ATHENS (Reuters) - Greece’s tourism revenues may plunge up to 15 percent this year, an industry official said on Wednesday, as holidaymakers spooked by concerns the country may leave the euro zone switch to other destinations.
Accounting for about 15 percent of output and one in five jobs, tourism is vital for Greece’s economy. But the gloomy forecast punctures any hopes that the country’s ancient monuments and sun-drenched islands might be able to pull the recession-mired economy out of crisis.
“We will see a considerable drop in tourism income,” the head of Greece’s tourism enterprises association SETE, Andreas Andreadis, told Reuters. “A negative number...something like 10-15 percent.”
In 2011, revenues rose by 10 percent to 10.5 billion euros.
About 1.5 million more tourists visited the country then, largely due to lower fares and political turmoil in rival holiday destinations Egypt and Tunisia, bringing the total number of visitors to a record high of 16.5 million.
But speculation about a Greek euro exit following an inconclusive election last month, as well as fears that social unrest could break out, have scared many tourists off.

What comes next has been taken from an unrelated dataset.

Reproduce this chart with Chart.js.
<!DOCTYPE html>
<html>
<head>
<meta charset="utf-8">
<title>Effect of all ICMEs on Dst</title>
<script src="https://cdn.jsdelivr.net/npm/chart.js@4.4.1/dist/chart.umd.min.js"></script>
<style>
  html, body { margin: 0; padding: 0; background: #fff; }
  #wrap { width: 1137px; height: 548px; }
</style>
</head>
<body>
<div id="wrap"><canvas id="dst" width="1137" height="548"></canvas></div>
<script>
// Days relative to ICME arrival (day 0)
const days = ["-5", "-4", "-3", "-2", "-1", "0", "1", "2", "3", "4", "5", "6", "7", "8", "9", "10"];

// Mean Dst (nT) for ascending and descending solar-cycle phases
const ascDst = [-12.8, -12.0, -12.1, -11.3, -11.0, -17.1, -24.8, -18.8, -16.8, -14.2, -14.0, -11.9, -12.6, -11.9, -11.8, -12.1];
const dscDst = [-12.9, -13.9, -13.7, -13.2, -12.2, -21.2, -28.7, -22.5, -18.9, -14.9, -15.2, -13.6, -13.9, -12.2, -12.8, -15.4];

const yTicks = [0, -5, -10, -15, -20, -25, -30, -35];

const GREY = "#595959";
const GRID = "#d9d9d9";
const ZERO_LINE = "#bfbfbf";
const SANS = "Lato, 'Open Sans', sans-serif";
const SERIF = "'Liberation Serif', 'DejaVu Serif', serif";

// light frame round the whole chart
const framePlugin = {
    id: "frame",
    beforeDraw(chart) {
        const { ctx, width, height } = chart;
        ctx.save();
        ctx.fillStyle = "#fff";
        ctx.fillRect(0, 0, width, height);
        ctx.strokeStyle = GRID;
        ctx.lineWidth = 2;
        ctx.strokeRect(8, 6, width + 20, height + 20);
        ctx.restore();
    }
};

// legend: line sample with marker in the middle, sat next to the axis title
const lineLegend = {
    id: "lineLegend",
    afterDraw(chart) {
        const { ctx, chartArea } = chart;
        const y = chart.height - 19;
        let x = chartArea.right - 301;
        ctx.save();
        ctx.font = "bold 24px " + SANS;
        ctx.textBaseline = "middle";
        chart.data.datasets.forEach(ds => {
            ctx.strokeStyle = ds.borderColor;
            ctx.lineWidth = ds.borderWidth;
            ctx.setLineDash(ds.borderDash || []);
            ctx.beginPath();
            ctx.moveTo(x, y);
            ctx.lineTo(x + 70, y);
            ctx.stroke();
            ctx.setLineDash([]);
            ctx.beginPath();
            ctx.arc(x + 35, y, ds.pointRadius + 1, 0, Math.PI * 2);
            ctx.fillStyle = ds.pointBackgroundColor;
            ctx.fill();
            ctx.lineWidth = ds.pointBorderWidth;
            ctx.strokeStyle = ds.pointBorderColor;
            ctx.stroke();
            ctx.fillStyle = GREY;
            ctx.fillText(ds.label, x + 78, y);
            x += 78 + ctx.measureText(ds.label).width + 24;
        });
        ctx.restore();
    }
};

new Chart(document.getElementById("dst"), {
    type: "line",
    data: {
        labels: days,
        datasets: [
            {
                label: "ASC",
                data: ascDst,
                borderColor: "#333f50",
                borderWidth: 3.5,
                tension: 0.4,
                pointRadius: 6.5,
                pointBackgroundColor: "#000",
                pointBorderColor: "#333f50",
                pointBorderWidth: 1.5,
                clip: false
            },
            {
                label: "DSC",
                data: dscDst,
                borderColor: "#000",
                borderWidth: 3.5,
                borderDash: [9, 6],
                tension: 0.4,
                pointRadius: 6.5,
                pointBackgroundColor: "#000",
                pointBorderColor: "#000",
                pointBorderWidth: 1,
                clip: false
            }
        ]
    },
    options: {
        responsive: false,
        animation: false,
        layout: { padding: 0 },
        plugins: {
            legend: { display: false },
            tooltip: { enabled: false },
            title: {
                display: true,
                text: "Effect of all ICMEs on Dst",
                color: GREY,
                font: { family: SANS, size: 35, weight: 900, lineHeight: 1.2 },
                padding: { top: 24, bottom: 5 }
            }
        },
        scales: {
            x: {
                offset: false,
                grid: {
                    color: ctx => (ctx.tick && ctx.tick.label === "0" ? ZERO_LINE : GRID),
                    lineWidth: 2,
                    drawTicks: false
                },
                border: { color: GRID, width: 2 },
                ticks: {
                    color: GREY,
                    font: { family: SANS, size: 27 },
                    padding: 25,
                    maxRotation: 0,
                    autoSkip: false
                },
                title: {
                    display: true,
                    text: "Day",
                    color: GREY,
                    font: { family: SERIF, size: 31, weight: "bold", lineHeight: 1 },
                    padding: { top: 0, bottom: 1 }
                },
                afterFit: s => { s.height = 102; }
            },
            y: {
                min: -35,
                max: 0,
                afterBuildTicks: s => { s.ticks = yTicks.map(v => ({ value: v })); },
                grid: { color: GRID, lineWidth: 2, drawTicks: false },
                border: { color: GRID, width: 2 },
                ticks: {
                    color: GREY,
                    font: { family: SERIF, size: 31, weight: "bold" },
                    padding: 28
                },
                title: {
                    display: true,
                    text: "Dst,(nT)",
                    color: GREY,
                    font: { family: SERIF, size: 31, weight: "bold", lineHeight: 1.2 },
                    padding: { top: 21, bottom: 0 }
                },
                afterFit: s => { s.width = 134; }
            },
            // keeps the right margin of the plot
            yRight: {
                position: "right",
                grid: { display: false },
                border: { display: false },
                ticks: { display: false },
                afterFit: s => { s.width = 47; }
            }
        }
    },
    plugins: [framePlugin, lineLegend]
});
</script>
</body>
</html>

With the summer season just getting under way, a repeat election on June 17 that may determine whether Greece retains the common currency has also spooked hoteliers and travel agents, who have slashed prices to try to attract last-minute bookings.
“We won’t achieve the same income as last year because we are forced to reduce prices,” said Andreadis, in an interview on the sidelines of a tourism conference. “Greece is the best value-for-money ever because of the crisis.”
Some Germans - a nationality that along with Britons has traditionally come to Greece in larger numbers than any other - are staying away due to reports of anti-German sentiment and fears of being stranded by anti-austerity strikes.
Greece expects more visitors from Russia, Ukraine, Israel and its tourist rival Turkey, but there is little hope that these markets will make up for lost income.
Tourism revenues dropped by 15 percent in the first quarter to 396 million euros.